Nasional

Hari Buruh 2024, Sarbumusi Desak Pemerintah Wujudkan Buruh Berkualitas dan Sejahtera

Rabu, 1 Mei 2024 | 18:37 WIB

Hari Buruh 2024, Sarbumusi Desak Pemerintah Wujudkan Buruh Berkualitas dan Sejahtera

DPP Konfedarasi Sarbumusi menyampaikan beberapa hal saat memperingati Hari Buruh Internasional di lobi gedung PBNU, Jakarta, Rabu (1/5/2024) (Foto: Suwitno/NU Online)

Jakarta, NU Online
Memperingati Hari Buruh Internasional (May Day) 2024, Dewan Pimpinan Pusat Konfederasi Sarekat Buruh Muslimin Indonesia (Konfederasi Sarbumusi) mendesak pemerintah untuk mewujudkan buruh yang berkualitas dan sejahtera, serta memperkuat kedaulatan pangan berbasis kerakyatan.


Menurut Presiden DPP Konfederasi Sarbumusi Irham Ali Saifuddin, langkah tersebut sebagai upaya untuk mempersiapkan Indonesia Emas 2045.


“Untuk peringatan Hari Buruh Internasional tahun 2024 ini, kami mengangkat tema Menyongsong Indonesia Emas: Sejahterakan Buruh, Perkuat Kedaulatan Pangan Berbasis Rakyat,” katanya pada konferensi pers di sela diskusi dalam rangka memperingati Hari Buruh di Gedung PBNU, Jakarta, Rabu (1/5/2024).


Menurutnya, kesejahteraan buruh merupakan kunci dalam mempersiapkan visi Indonesia Emas 2045. Perlindungan dan kesejahteraan buruh merupakan prasyarat utama untuk keadilan ekonomi distributif dan inklusif.


Irham juga meminta pemerintahan baru di bawah kepemimpinan Presiden terpilih Prabowo Subianto dan Wakil Presiden terpilih Gibran Rakbuming Raka nanti untuk mengevaluasi dan merevisi kembali UU Cipta Kerja.
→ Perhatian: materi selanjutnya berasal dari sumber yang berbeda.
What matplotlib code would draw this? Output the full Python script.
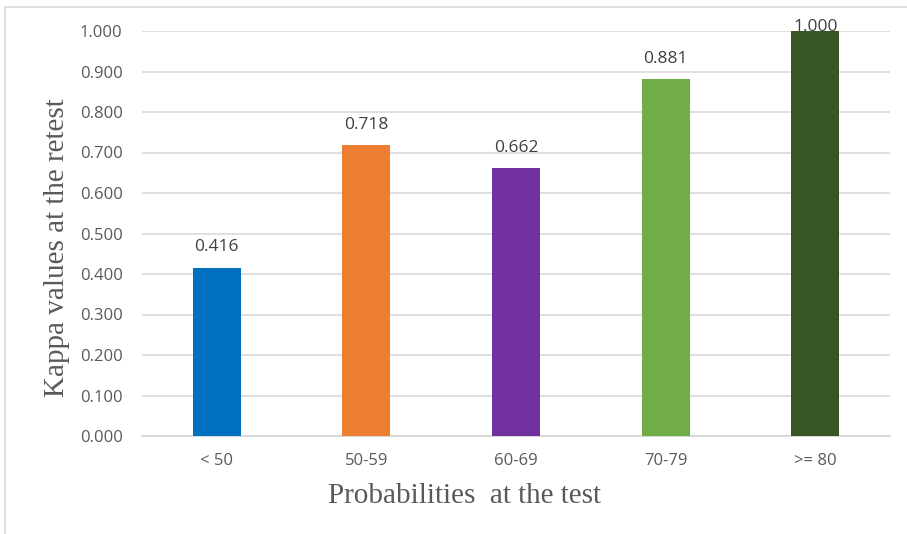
import matplotlib.pyplot as plt
from matplotlib.patches import Rectangle

categories = ['< 50', '50-59', '60-69', '70-79', '>= 80']
kappa = [0.416, 0.718, 0.662, 0.881, 1.000]
colors = ['#0070C0', '#ED7D31', '#7030A0', '#70AD47', '#375623']
yticks = [i / 10 for i in range(11)]

fig = plt.figure(figsize=(9.07, 5.34), dpi=100)
ax = fig.add_axes([142 / 907, 1 - 436 / 534, 748 / 907, 405 / 534])

x = list(range(len(categories)))
bars = ax.bar(x, kappa, width=0.32, color=colors, zorder=3)

# labels sit above the bars, but never above the plot top (like Excel)
for xi, v in zip(x, kappa):
    ax.text(xi, min(v + 0.04, 1.0), f'{v:.3f}', ha='center', va='baseline',
            fontsize=12.5, color='#404040', family='Open Sans', zorder=4)

ax.set_xlim(-0.5, 4.5)
ax.set_ylim(0, 1.0)
ax.set_yticks(yticks)
ax.set_yticklabels([f'{t:.3f}' for t in yticks])
ax.set_xticks(x)
ax.set_xticklabels(categories)
ax.grid(axis='y', color='#d9d9d9', linewidth=1.2, zorder=0)
ax.tick_params(length=0, labelsize=12, labelcolor='#595959', pad=12)
ax.tick_params(axis='y', pad=14)
for lab in ax.get_xticklabels() + ax.get_yticklabels():
    lab.set_family('Open Sans')
for s in ['top', 'right', 'left']:
    ax.spines[s].set_visible(False)
ax.spines['bottom'].set_color('#d9d9d9')
ax.spines['bottom'].set_linewidth(1.5)

fig.text(464 / 907, 1 - 496 / 534, 'Probabilities  at the test', ha='center', va='center',
         fontsize=21, color='#595959', family='Liberation Serif')
fig.text(57 / 907, 1 - 248 / 534, 'Kappa values at the retest', ha='center', va='center',
         rotation=90, fontsize=21, color='#595959', family='Liberation Serif')

fig.patches.append(Rectangle((5 / 907, -0.05), 1.2, 1 - 7 / 534 + 0.05,
                             transform=fig.transFigure, fill=False,
                             edgecolor='#d9d9d9', linewidth=1.2))

fig.savefig('out.png', dpi=100)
“Kami mendorong pemerintahan baru Prabowo-Gibran untuk membuka ruang dialog sosial guna mengevaluasi, mengkoreksi dan merevisi kembali UU Cipta Kerja khususnya kluster ketenegakerjaan dan peraturan turunannya,” pintanya.
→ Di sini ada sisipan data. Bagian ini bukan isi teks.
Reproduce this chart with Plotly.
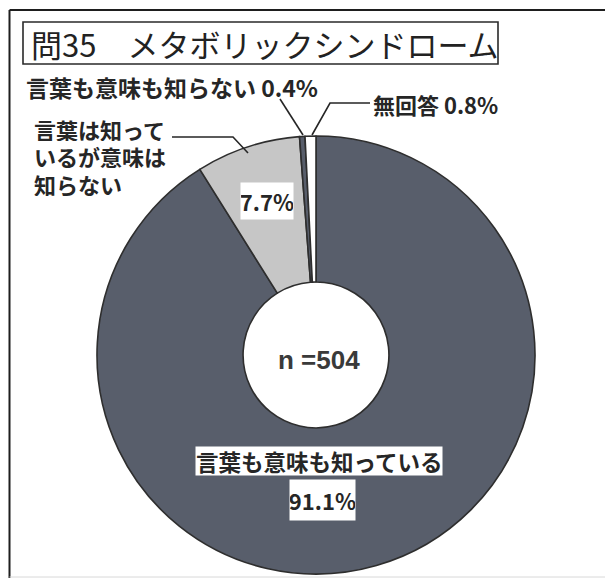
import plotly.graph_objects as go

# Survey responses for Q35 (metabolic syndrome awareness)
categories = ["言葉も意味も知っている", "言葉は知っているが意味は知らない", "言葉も意味も知らない", "無回答"]
shares = [91.1, 7.7, 0.4, 0.8]
sample_size = 504
title_text = "問35　メタボリックシンドローム"
# the long category name is wrapped over three lines beside the chart
wrapped_label = ["言葉は知って", "いるが意味は", "知らない"]

slice_colors = ["#585e6b", "#c6c6c6", "#585e6b", "#ffffff"]

W, H = 605, 578
JP = "Noto Sans CJK JP"
INK = "#262626"


def px(x):
    return x / W


def py(y):
    return 1 - y / H


def pct(v):
    return f"{v:.1f}%"


fig = go.Figure(
    go.Pie(
        labels=categories,
        values=shares,
        sort=False,
        direction="clockwise",
        rotation=0,
        hole=0.333,
        marker=dict(colors=slice_colors, line=dict(color="#2e2e2e", width=1.6)),
        textinfo="none",
        hoverinfo="label+percent",
        showlegend=False,
        domain=dict(x=[px(97), px(535)], y=[py(574), py(136)]),
    )
)

shapes = [
    # outer frame
    dict(type="line", x0=px(9.5), x1=px(9.5), y0=py(10), y1=0, line=dict(color="#1e1e1e", width=2)),
    dict(type="line", x0=px(9.5), x1=1, y0=py(10), y1=py(10), line=dict(color="#1e1e1e", width=2)),
    dict(type="line", x0=px(9.5), x1=1, y0=py(577), y1=py(577), line=dict(color="#d8d8d8", width=1)),
    # title box
    dict(type="rect", x0=px(23), x1=px(498), y0=py(64), y1=py(22),
         line=dict(color="#2a2a2a", width=1.6), fillcolor="rgba(0,0,0,0)"),
    # leader lines
    dict(type="path", path=f"M {px(280)} {py(99)} L {px(303)} {py(135)}",
         line=dict(color=INK, width=1.6)),
    dict(type="path", path=f"M {px(370)} {py(103)} L {px(330)} {py(103)} L {px(312)} {py(135)}",
         line=dict(color=INK, width=1.6)),
    dict(type="path", path=f"M {px(172)} {py(137)} L {px(233)} {py(137)} L {px(248)} {py(153)}",
         line=dict(color=INK, width=1.6)),
]

annotations = [
    dict(text=title_text, x=px(29), y=py(43), xanchor="left", yanchor="middle",
         font=dict(family=JP, size=31, color="#222222")),
    dict(text=f"<b>{categories[2]} {pct(shares[2])}</b>", x=px(24), y=py(87),
         xanchor="left", yanchor="middle", font=dict(family=JP, size=23, color=INK)),
    dict(text=f"<b>{categories[3]} {pct(shares[3])}</b>", x=px(371), y=py(104),
         xanchor="left", yanchor="middle", font=dict(family=JP, size=22, color=INK)),
    dict(text=f"<b>{pct(shares[1])}</b>", x=px(267), y=py(201), xanchor="center", yanchor="middle",
         bgcolor="#ffffff", width=52, height=36, borderpad=0,
         font=dict(family=JP, size=22, color=INK)),
    dict(text=f"<b>{categories[0]}</b>", x=px(319), y=py(461), xanchor="center", yanchor="middle",
         bgcolor="#ffffff", borderpad=0, height=28,
         font=dict(family=JP, size=22.5, color=INK)),
    dict(text=f"<b>{pct(shares[0])}</b>", x=px(322), y=py(500), xanchor="center", yanchor="middle",
         bgcolor="#ffffff", width=65, height=40, borderpad=0,
         font=dict(family=JP, size=22, color=INK)),
    dict(text=f"<b>n ={sample_size}</b>", x=px(319), y=py(360), xanchor="center", yanchor="middle",
         font=dict(family="Liberation Sans", size=26, color="#3a3a3a")),
]

for line_text, yc in zip(wrapped_label, [128, 155, 183]):
    annotations.append(
        dict(text=f"<b>{line_text}</b>", x=px(33), y=py(yc), xanchor="left", yanchor="middle",
             height=25, borderpad=0, font=dict(family=JP, size=22, color=INK))
    )

for a in annotations:
    a.update(xref="paper", yref="paper", showarrow=False)
for s in shapes:
    s.update(xref="paper", yref="paper")

fig.update_layout(
    width=W,
    height=H,
    margin=dict(l=0, r=0, t=0, b=0),
    paper_bgcolor="#ffffff",
    plot_bgcolor="#ffffff",
    shapes=shapes,
    annotations=annotations,
)

fig.write_html("out.html")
Irham menyebut, sejak awal Konfederasi Sarbumusi bersikap tegas menolak RUU tersebut semenjak tahap pengusulan pemerintah kepada DPR. UU Cipta Kerja dinilai lebih berorientasi pada kebijakan perburuhan ramah pasar (market-oriented driven) dengan karakter neoliberalisme yang kuat.


“Ini ditandai dengan deregulasi, fleksibilitas, efisiensi serta penarikan peran dan tanggung jawab negara terhadap warga negaranya. UU tersebut berpotensi melegalkan pelanggaran HAM melalui instrumen omnibus law,” ujarnya.